- YOUR OBJECTIVE: Go through the data below. List every line that holds the word "with".

BEGIN

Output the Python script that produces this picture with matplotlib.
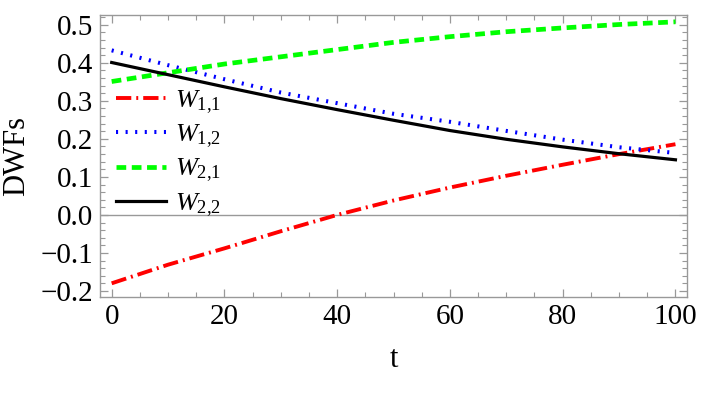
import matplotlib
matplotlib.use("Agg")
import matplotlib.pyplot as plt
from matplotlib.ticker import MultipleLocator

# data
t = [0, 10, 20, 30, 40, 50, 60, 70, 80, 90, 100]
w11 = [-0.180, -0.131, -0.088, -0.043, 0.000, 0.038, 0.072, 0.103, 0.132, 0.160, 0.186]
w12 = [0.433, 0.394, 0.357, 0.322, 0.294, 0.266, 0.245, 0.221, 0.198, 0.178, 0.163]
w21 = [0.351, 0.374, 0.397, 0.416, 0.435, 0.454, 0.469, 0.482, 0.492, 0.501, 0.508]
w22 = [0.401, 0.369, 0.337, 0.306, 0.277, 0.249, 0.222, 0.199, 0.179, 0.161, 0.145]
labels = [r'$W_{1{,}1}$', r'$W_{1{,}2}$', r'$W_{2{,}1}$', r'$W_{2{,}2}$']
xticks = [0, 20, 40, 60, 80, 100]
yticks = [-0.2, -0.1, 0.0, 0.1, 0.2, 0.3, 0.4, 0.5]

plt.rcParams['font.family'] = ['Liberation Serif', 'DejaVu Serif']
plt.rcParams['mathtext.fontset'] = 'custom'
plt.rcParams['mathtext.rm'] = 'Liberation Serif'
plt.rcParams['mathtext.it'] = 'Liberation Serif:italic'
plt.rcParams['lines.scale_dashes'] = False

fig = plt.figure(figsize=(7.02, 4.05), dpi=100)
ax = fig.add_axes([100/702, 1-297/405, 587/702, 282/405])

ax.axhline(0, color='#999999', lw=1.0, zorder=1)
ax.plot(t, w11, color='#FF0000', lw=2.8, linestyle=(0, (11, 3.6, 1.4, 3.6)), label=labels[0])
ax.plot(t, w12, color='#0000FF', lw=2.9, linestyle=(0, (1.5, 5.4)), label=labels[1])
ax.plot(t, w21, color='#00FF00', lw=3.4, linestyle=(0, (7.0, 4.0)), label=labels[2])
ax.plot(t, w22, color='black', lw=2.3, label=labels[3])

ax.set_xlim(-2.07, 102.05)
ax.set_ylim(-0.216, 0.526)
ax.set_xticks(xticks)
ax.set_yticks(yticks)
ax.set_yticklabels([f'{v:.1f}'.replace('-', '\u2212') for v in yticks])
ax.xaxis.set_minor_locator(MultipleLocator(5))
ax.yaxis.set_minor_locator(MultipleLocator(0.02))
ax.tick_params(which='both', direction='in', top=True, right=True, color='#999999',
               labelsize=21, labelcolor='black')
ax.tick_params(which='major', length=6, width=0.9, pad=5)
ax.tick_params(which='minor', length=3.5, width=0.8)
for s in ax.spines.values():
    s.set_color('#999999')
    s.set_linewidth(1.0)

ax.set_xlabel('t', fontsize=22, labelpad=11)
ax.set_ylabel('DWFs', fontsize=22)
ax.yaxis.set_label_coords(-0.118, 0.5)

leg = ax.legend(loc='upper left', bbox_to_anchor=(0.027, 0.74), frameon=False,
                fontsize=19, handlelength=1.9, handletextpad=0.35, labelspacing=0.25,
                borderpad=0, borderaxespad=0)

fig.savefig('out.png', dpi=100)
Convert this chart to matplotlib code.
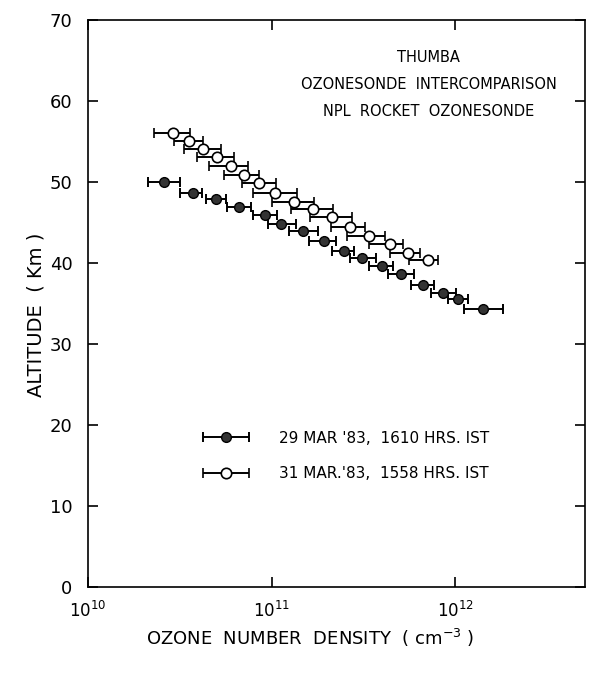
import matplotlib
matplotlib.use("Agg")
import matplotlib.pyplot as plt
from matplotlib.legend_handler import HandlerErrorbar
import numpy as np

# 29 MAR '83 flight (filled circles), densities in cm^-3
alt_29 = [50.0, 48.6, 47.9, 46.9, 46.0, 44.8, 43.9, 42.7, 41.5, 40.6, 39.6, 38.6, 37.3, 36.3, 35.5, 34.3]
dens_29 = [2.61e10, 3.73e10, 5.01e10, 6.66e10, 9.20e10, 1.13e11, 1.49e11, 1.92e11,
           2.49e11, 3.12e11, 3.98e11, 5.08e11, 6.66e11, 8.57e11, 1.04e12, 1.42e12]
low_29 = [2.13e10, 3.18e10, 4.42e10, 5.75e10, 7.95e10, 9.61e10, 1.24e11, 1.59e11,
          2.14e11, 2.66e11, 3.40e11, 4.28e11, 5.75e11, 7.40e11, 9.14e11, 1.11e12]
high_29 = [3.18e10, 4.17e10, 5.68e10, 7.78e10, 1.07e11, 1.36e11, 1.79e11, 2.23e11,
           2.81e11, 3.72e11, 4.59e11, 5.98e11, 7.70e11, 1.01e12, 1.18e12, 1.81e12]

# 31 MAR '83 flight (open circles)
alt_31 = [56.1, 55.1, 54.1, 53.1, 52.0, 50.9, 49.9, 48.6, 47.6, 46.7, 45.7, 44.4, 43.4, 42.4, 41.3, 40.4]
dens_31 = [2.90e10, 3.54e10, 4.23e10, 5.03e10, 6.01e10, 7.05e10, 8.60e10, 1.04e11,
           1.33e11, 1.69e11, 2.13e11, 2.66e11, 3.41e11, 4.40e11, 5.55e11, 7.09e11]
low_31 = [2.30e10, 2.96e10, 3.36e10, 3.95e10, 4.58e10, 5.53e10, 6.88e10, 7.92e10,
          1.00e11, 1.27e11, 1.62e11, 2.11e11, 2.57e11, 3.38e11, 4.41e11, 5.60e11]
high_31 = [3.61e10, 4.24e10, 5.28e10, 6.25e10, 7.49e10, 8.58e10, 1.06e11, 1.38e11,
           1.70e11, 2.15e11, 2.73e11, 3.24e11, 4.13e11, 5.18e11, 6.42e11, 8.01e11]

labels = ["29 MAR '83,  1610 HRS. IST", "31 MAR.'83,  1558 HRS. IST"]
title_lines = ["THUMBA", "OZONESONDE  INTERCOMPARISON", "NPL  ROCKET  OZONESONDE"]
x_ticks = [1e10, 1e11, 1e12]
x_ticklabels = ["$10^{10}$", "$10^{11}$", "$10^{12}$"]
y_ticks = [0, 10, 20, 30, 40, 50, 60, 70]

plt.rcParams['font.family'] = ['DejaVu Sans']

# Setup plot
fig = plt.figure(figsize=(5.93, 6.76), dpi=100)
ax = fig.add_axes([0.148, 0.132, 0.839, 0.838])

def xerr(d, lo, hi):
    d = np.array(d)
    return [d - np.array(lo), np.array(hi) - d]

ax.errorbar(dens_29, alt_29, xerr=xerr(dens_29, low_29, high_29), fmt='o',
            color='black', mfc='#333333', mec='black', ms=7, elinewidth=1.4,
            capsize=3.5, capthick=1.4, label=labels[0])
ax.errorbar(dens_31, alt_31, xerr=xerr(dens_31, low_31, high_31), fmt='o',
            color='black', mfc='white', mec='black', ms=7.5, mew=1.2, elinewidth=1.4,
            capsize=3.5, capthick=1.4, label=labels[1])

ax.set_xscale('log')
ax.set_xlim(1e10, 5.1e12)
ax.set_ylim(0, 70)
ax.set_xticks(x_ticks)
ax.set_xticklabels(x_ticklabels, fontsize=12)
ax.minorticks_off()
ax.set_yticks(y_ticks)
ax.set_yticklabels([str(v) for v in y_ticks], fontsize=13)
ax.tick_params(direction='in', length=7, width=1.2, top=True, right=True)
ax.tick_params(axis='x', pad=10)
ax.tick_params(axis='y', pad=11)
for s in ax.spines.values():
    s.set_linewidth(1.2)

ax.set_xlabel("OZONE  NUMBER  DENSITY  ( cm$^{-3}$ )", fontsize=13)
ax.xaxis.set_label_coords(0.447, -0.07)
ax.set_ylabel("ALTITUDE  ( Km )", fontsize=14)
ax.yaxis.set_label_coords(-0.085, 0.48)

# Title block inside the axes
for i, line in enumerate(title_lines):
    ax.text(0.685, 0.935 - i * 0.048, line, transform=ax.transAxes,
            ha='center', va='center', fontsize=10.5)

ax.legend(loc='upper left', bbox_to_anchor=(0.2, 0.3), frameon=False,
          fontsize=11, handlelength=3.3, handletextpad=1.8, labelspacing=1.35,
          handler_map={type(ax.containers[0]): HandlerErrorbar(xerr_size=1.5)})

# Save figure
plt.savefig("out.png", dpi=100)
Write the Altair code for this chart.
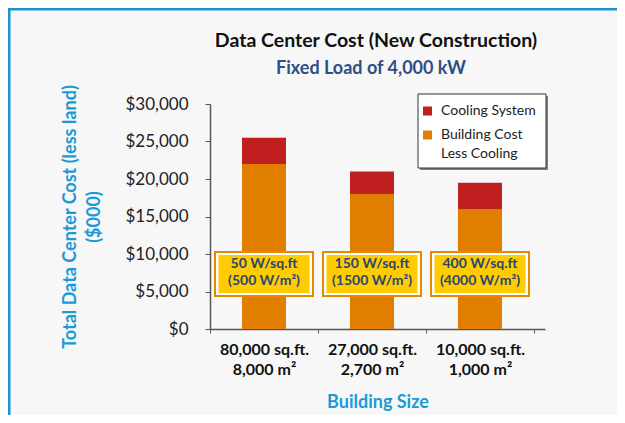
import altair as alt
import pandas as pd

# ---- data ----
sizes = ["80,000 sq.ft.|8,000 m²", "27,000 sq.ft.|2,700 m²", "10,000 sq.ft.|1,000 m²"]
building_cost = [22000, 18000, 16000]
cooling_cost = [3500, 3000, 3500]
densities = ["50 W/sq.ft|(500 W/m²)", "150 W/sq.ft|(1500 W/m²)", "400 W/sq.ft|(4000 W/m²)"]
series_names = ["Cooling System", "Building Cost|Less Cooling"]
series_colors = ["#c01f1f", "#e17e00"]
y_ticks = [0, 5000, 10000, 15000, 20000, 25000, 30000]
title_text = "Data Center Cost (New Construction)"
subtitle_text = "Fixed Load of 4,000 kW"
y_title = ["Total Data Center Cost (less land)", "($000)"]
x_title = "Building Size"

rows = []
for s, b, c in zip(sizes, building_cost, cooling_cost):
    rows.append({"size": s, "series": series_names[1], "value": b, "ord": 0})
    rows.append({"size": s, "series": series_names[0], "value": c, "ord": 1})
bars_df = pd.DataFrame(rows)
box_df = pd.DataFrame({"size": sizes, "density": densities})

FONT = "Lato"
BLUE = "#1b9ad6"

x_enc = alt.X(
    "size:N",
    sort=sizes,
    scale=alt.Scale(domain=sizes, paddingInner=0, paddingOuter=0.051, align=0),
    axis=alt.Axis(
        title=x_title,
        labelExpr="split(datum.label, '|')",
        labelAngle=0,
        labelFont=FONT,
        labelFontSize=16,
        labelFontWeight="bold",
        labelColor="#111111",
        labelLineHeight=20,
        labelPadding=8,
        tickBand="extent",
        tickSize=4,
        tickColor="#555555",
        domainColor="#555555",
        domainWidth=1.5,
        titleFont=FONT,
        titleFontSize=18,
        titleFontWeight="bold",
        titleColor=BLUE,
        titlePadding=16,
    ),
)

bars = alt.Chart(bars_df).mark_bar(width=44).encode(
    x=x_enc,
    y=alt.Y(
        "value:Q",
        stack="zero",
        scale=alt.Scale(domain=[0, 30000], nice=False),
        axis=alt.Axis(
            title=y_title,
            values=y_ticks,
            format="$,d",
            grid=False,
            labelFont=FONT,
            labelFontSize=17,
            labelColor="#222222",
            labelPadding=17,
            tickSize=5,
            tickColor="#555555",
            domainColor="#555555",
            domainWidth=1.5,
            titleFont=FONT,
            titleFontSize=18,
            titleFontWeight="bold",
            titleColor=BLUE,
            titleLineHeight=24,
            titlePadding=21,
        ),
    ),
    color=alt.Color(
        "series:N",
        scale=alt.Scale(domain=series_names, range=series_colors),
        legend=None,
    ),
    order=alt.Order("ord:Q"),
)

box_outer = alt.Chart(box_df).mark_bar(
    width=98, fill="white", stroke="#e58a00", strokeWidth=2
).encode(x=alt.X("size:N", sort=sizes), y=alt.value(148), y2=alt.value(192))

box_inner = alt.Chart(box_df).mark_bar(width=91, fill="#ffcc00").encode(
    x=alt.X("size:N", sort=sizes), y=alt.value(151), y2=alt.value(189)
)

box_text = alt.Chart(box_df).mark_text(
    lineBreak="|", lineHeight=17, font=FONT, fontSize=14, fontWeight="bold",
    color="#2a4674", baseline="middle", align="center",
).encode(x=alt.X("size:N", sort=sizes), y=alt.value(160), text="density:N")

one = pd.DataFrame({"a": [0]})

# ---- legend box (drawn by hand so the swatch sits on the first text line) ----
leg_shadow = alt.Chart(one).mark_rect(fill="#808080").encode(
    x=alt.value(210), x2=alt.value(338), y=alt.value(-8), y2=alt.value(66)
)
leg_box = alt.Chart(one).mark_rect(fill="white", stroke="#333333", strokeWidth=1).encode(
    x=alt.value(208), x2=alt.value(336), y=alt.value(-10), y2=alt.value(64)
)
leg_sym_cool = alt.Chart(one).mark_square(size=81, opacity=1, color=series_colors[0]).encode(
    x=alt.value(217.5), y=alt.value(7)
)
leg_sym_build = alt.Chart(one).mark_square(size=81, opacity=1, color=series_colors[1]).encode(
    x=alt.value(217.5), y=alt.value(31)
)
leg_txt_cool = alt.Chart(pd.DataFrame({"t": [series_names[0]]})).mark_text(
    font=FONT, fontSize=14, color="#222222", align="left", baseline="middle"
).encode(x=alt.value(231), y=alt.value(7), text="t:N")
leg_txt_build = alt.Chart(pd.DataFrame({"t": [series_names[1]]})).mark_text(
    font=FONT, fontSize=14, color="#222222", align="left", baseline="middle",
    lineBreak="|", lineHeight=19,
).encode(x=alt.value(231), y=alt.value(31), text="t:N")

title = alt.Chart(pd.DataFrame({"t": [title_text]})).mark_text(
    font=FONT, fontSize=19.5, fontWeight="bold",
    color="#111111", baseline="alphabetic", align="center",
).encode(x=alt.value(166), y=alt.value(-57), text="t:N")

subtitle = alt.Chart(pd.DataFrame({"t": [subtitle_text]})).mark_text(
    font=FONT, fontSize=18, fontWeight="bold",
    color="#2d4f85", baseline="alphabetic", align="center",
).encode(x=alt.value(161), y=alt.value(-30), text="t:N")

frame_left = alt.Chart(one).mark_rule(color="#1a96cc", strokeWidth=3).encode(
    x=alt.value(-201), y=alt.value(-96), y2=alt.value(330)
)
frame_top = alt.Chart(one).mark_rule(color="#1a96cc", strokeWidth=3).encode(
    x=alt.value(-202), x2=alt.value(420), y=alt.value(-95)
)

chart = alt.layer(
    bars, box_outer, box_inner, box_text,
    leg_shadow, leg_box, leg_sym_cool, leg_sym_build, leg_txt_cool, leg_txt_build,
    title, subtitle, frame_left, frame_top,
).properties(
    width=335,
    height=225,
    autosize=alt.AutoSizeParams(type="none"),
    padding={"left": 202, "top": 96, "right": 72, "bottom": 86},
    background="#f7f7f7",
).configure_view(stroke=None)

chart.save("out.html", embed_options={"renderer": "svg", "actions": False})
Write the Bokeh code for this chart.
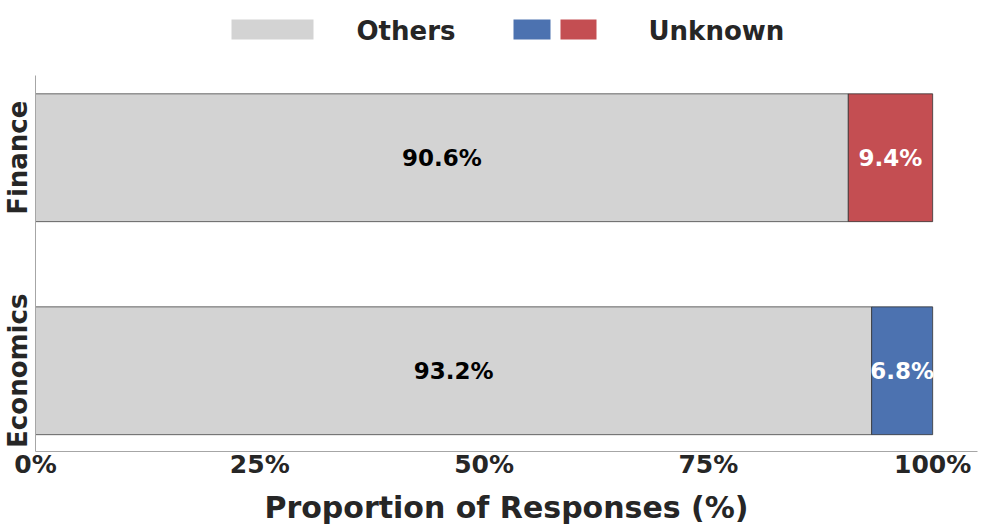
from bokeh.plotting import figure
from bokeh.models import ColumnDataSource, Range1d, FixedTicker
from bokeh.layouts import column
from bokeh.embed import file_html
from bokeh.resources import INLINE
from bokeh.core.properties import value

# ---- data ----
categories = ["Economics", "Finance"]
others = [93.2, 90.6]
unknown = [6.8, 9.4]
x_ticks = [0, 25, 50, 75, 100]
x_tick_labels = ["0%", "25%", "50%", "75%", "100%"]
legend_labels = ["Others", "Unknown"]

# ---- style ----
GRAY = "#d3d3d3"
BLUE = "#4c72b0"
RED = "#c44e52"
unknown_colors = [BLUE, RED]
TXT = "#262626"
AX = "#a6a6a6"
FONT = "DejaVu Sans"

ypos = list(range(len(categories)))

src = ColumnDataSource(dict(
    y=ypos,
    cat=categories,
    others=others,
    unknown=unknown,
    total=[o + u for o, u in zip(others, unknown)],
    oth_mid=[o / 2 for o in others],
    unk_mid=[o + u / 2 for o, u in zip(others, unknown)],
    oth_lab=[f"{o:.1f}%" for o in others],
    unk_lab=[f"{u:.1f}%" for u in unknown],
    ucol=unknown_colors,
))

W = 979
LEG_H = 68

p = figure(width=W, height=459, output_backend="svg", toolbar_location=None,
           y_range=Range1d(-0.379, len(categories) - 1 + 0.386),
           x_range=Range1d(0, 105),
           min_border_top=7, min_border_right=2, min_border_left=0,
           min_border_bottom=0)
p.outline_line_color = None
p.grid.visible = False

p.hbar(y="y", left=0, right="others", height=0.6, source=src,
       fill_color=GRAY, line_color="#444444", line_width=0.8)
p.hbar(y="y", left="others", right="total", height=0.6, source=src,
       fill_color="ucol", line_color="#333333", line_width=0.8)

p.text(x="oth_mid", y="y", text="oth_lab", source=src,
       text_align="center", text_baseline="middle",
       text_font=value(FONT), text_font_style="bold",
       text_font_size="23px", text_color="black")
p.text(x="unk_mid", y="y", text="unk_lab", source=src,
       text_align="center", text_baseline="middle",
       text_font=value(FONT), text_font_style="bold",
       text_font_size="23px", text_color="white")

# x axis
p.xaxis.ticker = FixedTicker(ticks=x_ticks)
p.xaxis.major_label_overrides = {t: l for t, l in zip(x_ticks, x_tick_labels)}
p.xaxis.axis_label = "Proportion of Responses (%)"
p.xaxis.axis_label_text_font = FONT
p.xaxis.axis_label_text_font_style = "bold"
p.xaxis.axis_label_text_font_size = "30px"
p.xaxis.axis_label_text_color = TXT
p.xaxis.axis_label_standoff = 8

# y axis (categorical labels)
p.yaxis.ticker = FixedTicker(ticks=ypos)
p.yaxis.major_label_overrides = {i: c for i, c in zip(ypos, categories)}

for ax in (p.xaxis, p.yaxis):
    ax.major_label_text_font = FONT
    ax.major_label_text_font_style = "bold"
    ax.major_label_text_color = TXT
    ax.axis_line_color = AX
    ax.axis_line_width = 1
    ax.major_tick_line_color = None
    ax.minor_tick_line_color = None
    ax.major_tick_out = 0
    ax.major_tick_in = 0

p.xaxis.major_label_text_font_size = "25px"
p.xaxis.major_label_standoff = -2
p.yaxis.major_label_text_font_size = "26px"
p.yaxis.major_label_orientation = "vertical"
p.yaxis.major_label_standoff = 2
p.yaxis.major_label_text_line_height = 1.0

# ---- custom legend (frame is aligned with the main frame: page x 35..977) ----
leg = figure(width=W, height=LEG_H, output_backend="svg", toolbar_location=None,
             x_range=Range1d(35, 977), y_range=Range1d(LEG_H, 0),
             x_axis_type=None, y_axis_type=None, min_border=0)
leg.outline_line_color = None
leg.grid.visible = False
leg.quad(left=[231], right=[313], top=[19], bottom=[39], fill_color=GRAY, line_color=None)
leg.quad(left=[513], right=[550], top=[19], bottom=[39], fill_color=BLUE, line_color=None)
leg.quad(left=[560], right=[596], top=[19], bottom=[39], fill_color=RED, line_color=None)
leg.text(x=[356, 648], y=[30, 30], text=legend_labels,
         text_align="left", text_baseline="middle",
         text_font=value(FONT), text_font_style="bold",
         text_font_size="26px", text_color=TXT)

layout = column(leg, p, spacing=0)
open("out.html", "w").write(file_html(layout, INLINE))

END

- EXERCISE OUTPUT:
Output the Python script that produces this picture with matplotlib.
# ---- custom legend (frame is aligned with the main frame: page x 35..977) ----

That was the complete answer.